Most people with an AAA have no symptoms. However, if an aneurysm is rapidly increasing in size or rupturing there will be symptoms. These are usually large aneurysms.
Any patient over 50 years of age who has abdominal, back or flank pain (pain in the side), especially when associated with syncope (fainting) or shock, should have an abdominal aortic aneurysm(AAA) excluded.
Progressive symptoms will be of particular concern. Any patient who has these symptoms and a known AAA should have a presumptive diagnosis of ruptured AAA.
A rapidly expanding or ruptured AAA can be difficult to diagnose. Ruptured AAAs can also be misdiagnosed as renal colic, pancreatitis, bowel ischemia, diverticulitis, cholecystitis, bowel obstruction and myocardial infarction.

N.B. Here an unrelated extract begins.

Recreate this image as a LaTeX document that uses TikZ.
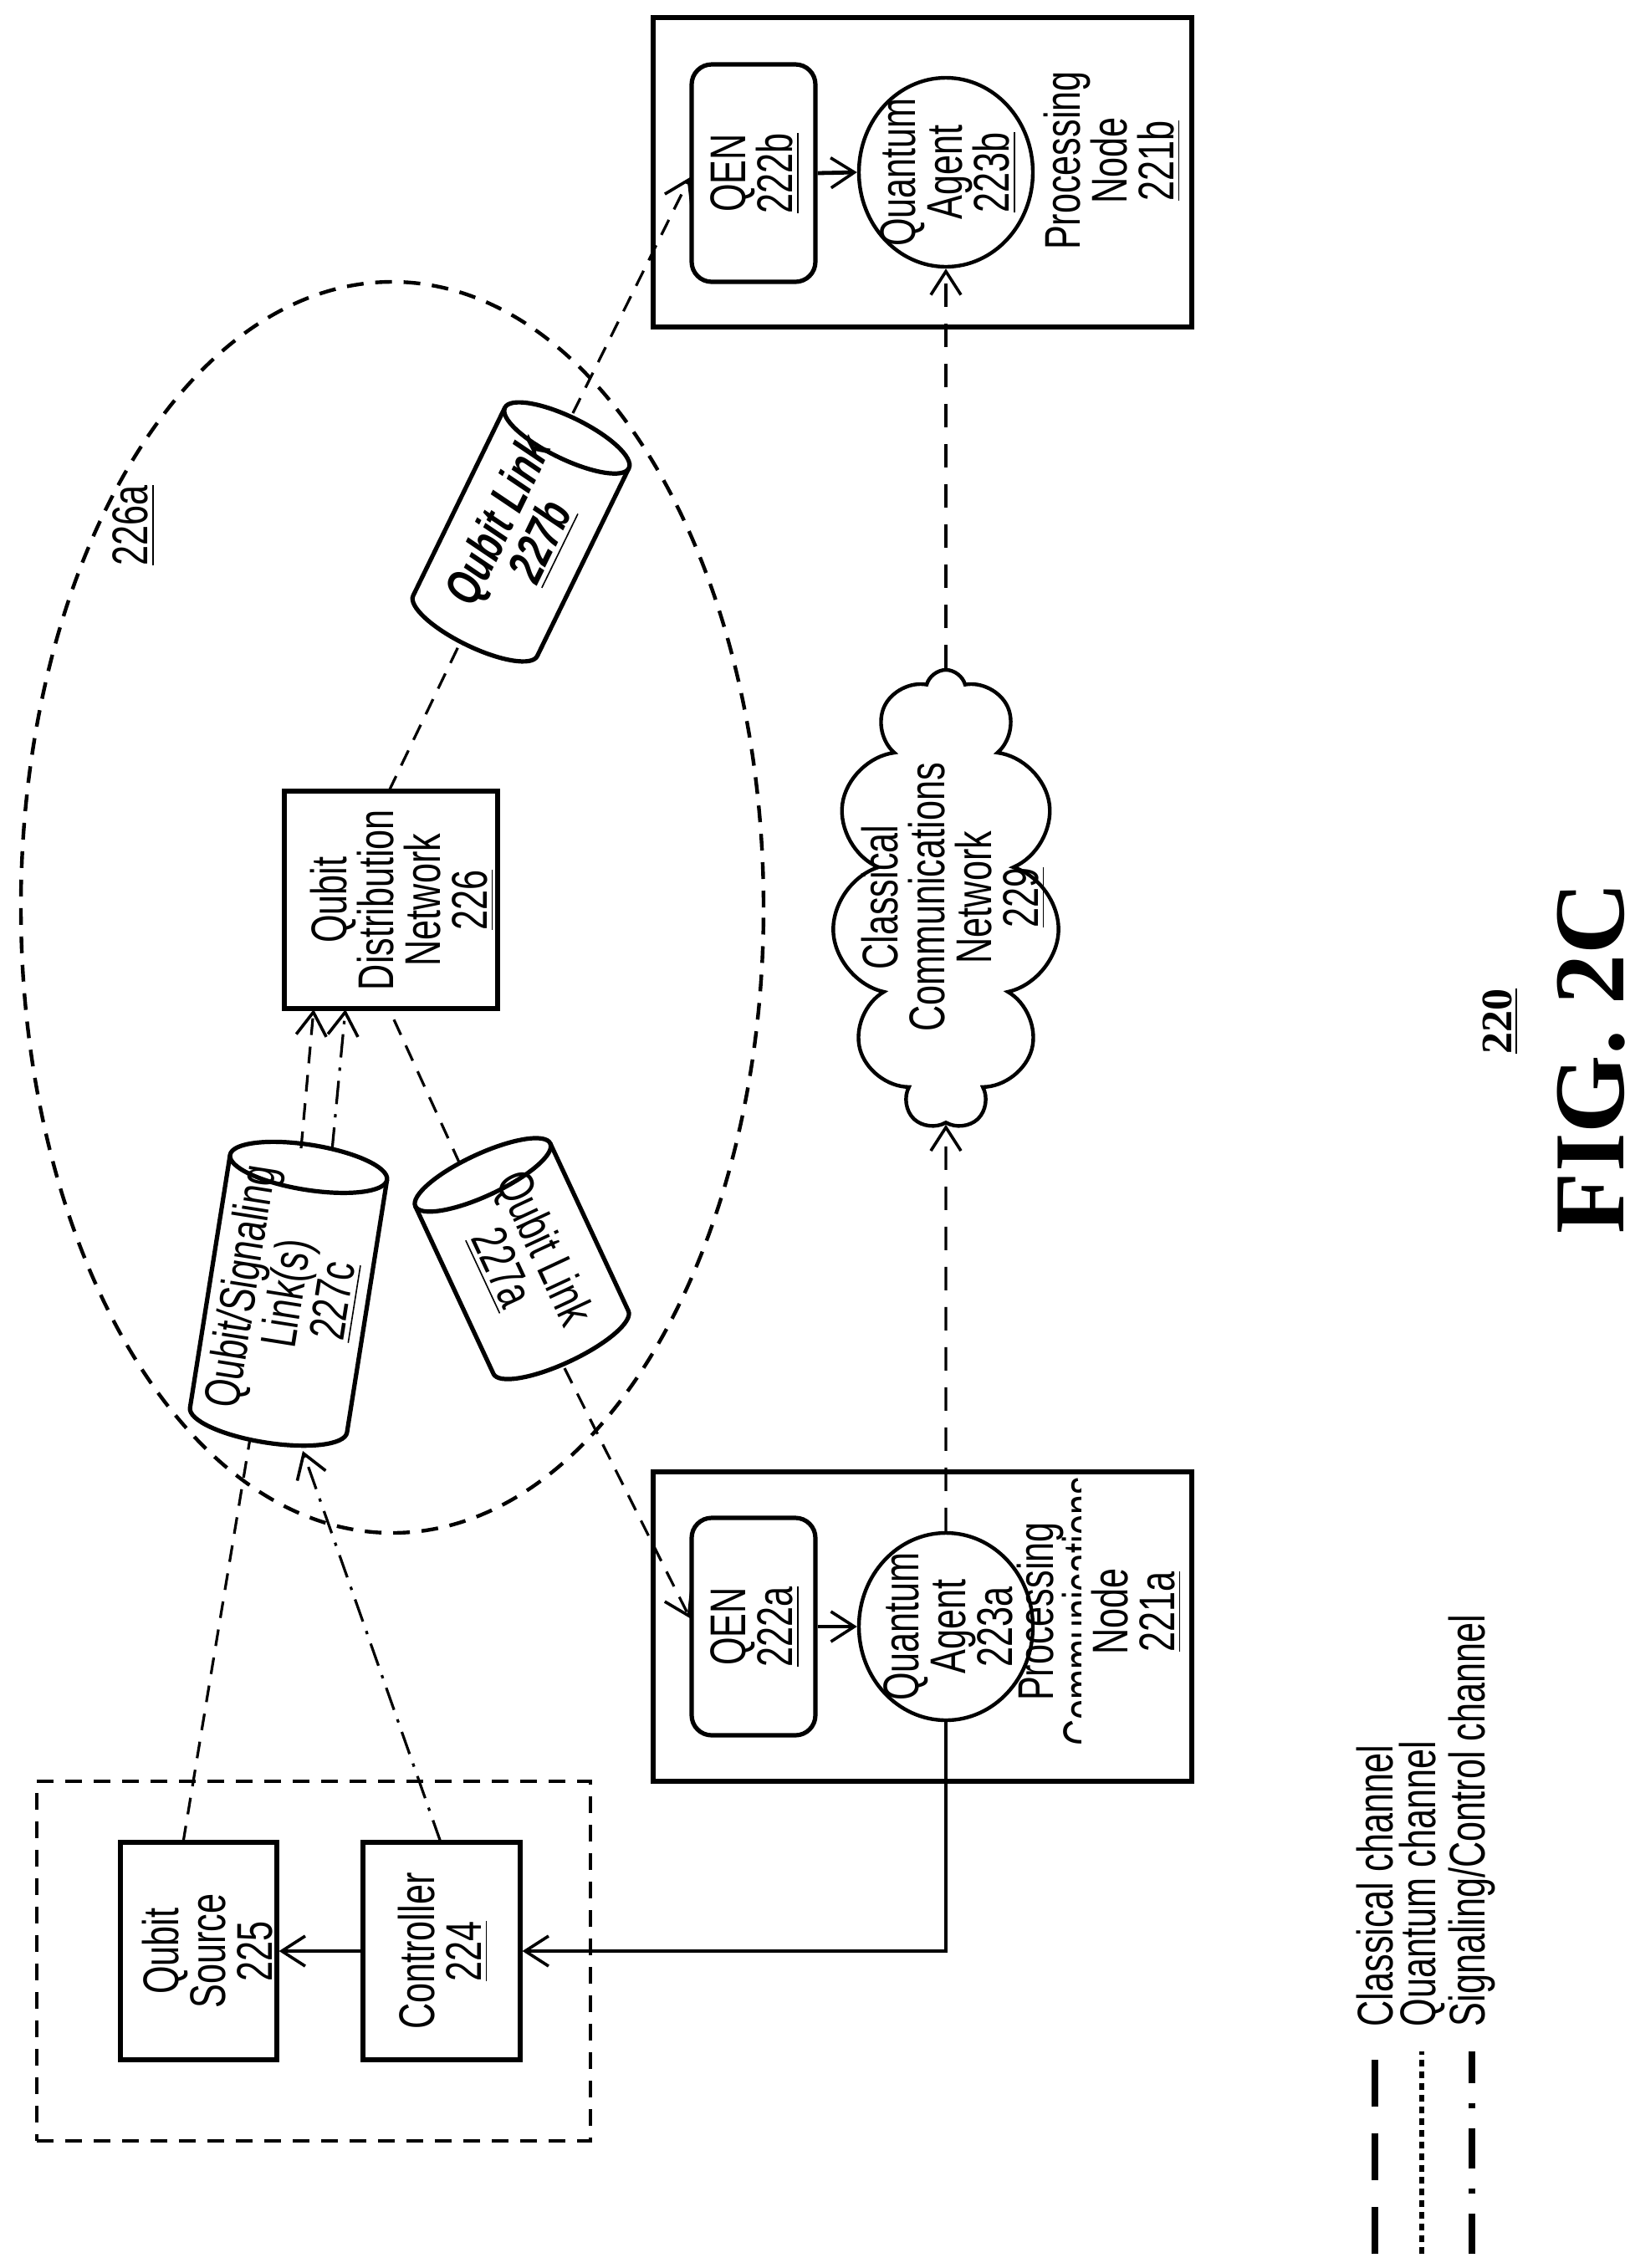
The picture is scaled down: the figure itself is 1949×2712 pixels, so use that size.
\documentclass[tikz,border=0pt]{standalone}
\usepackage{fontspec}
\setmainfont{Liberation Sans}[FakeStretch=0.72]
\newfontfamily\figfont{Liberation Serif}
\usetikzlibrary{arrows.meta,shapes.geometric,shapes.symbols}
\newcommand\mycyl[9]{% name, cx, cy, angle, L, D, a, node options, text
\begin{scope}[shift={(#2,#3)},x=0.25pt,y=0.25pt,rotate=#4]
\draw[thick2] (#5/2,0) ellipse [x radius=#7, y radius=#6/2];
\draw[thick2] (#5/2,#6/2) -- (-#5/2,#6/2) arc[start angle=90,end angle=270,x radius=#7,y radius=#6/2] -- (#5/2,-#6/2);
\coordinate (#1-top) at (#5/2+#7,0);
\coordinate (#1-bot) at (-#5/2-#7,0);
\end{scope}
\node[#8] (#1) at (#2,#3) {#9};}
\begin{document}
\begin{tikzpicture}[x=0.25pt,y=-0.25pt,
  every node/.style={font=\fontsize{15}{14}\selectfont,align=center,inner sep=0pt},
  thick2/.style={line width=1.3pt},
  box/.style={draw,line width=1.3pt},
  lbl/.style={rotate=90},
  arr/.style={-{Straight Barb[length=7pt,width=9pt,line width=0.9pt]}},
  classical/.style={line width=0.8pt,dash pattern=on 7pt off 5pt},
  quantum/.style={line width=0.8pt,dash pattern=on 5pt off 3.5pt},
  signal/.style={line width=0.8pt,dash pattern=on 7pt off 3pt on 1pt off 3pt}]
\useasboundingbox (0,0) rectangle (1949,2712);
\fill[white] (0,0) rectangle (1949,2712);

% enclosing ellipse
\node[draw,ellipse,line width=1.1pt,dash pattern=on 5pt off 3.5pt,minimum width=222pt,minimum height=374pt] (e226a) at (469,1085) {};
\node[lbl] (l226a) at (160,628) {\underline{226a}};

% processing node b
\node[box,minimum width=161pt,minimum height=92.5pt] (n221b) at (1103,206) {};
\node[box,rounded corners=6pt,minimum width=37pt,minimum height=65pt] (qen222b) at (901,207) {};
\node[lbl] at (903,207) {QEN\\\underline{222b}};
\node[draw,ellipse,line width=1.1pt,minimum width=52pt,minimum height=56.5pt] (ag223b) at (1131,206) {};
\node[lbl] at (1134,206) {Quantum\\Agent\\\underline{223b}};
\node[lbl] at (1330,192) {Processing\\Node\\\underline{221b}};

% processing node a
\node[box,minimum width=161pt,minimum height=92.5pt] (n221a) at (1103,1945) {};
\node[box,rounded corners=6pt,minimum width=37pt,minimum height=65pt] (qen222a) at (901,1945) {};
\node[lbl] at (903,1945) {QEN\\\underline{222a}};
\node[draw,ellipse,line width=1.1pt,minimum width=52pt,minimum height=56pt] (ag223a) at (1131,1945) {};
\node[lbl] at (1134,1945) {Quantum\\Agent\\223a};
\node[lbl] at (1244,1927) {Processing};
\begin{scope}
\clip (1266,1700) rectangle (1292,2150);
\node[lbl] at (1292,1927) {Communications};
\end{scope}
\node[lbl] at (1359,1927) {Node\\\underline{221a}};

% qubit distribution network
\node[box,minimum width=63.75pt,minimum height=65pt] (qdn) at (467.5,1076) {};
\node[lbl] at (481,1076) {Qubit\\Distribution\\Network\\\underline{226}};

% cloud
\node[draw,cloud,cloud puffs=11,aspect=0.48,line width=1.1pt,minimum width=68pt,minimum height=137pt] (cloud) at (1131,1075) {};
\node[lbl] at (1140,1073) {Classical\\Communications\\Network\\\underline{229}};

% source / controller
\node[draw,line width=1.1pt,dash pattern=on 5pt off 3.5pt,minimum width=165.5pt,minimum height=107.5pt] (dbox) at (375,2345) {};
\node[box,minimum width=46.75pt,minimum height=65pt] (src) at (237.5,2333) {};
\node[lbl] at (252,2333) {Qubit\\Source\\\underline{225}};
\node[box,minimum width=47pt,minimum height=65pt] (ctrl) at (528,2333) {};
\node[lbl] at (530,2333) {Controller\\\underline{224}};

% cylinders
\mycyl{c227}{345}{1547}{81}{306}{190}{27}{rotate=81}{Qubit/Signaling\\Link(s)\\\underline{227c}}
\mycyl{a227}{624}{1505}{115}{221}{178}{25}{rotate=-65}{Qubit Link\\\underline{227a}}
\mycyl{b227}{623}{636}{64}{250}{165}{25}{rotate=64,font=\fontsize{15}{14}\selectfont\bfseries\itshape}{Qubit Link\\\underline{227b}}

% coordinates for connector ends
\coordinate (srcT) at (219,2203);
\coordinate (ctrlT) at (527,2203);
\coordinate (cBq) at (299,1720);
\coordinate (cBs) at (362,1735);
\coordinate (cTq) at (360,1373);
\coordinate (cTs) at (397,1376);
\coordinate (qdnBq) at (375,1207);
\coordinate (qdnBs) at (413,1207);
\coordinate (qdnBa) at (465,1206);
\coordinate (qdnT) at (465,946);
\coordinate (aT) at (550,1392);
\coordinate (aB) at (675,1636);
\coordinate (qenAL) at (825,1935);
\coordinate (bB) at (550,769);
\coordinate (bT) at (685,494);
\coordinate (qenBL) at (825,212);
\coordinate (turn) at (1131,2333);

% connectors
\draw[classical,arr] (ag223a.north) -- (cloud.south);
\draw[classical,arr] (cloud.north) -- (ag223b.south);
\draw[line width=1.2pt,arr] (ag223a.south) -- (turn) -- (ctrl.east);
\draw[line width=1.2pt,arr] (ctrl.west) -- (src.east);
\draw[line width=1.2pt,arr] (qen222a.east) -- (ag223a.west);
\draw[line width=1.2pt,arr] (qen222b.east) -- (ag223b.west);
\draw[quantum] (srcT) -- (cBq);
\draw[signal,arr] (ctrlT) -- (cBs);
\draw[quantum,arr] (cTq) -- (qdnBq);
\draw[signal,arr] (cTs) -- (qdnBs);
\draw[quantum] (aT) -- (qdnBa);
\draw[quantum,arr] (aB) -- (qenAL);
\draw[quantum] (qdnT) -- (bB);
\draw[quantum,arr] (bT) -- (qenBL);

% legend
\coordinate (lg1a) at (1644,2453); \coordinate (lg1b) at (1644,2695);
\coordinate (lg2a) at (1700,2453); \coordinate (lg2b) at (1700,2695);
\coordinate (lg3a) at (1760,2453); \coordinate (lg3b) at (1760,2695);
\draw[line width=2pt,dash pattern=on 14pt off 8pt] (lg1b) -- (lg1a);
\draw[line width=1.6pt,dash pattern=on 2pt off 1.5pt] (lg2b) -- (lg2a);
\draw[line width=2pt,dash pattern=on 12pt off 6pt on 1.5pt off 6pt] (lg3b) -- (lg3a);
\node[lbl,anchor=west] (t1) at (1644,2424) {Classical channel};
\node[lbl,anchor=west] (t2) at (1700,2424) {Quantum channel};
\node[lbl,anchor=west] (t3) at (1760,2424) {Signaling/Control channel};

% figure label
\node[lbl,font=\figfont\bfseries\fontsize{13}{14}\selectfont] (n220) at (1794,1221) {\underline{220}};
\node[lbl,font=\figfont\bfseries\fontsize{30}{32}\selectfont] (fig) at (1903,1265) {FIG. 2C};
\end{tikzpicture}
\end{document}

The classic presentation of a ruptured AAA is the triad (group of three) of:
• severe abdominal, back or flank pain (which can radiate to the chest, groin or leg);
• shock or hypotension (due to loss of blood); and
• a pulsating abdominal mass.
Only a minority of patients with a rapidly expanding or ruptured AAA present with this classic triad.
The most consistent presenting feature is pain, followed by low blood pressure (hypotension). However, the blood pressure may be normal. A high index of suspicion is required on the part of the doctor making the diagnosis. Doctors should consider a diagnosis of an expanding or ruptured AAA in patients with any of the symptoms or signs of an AAA.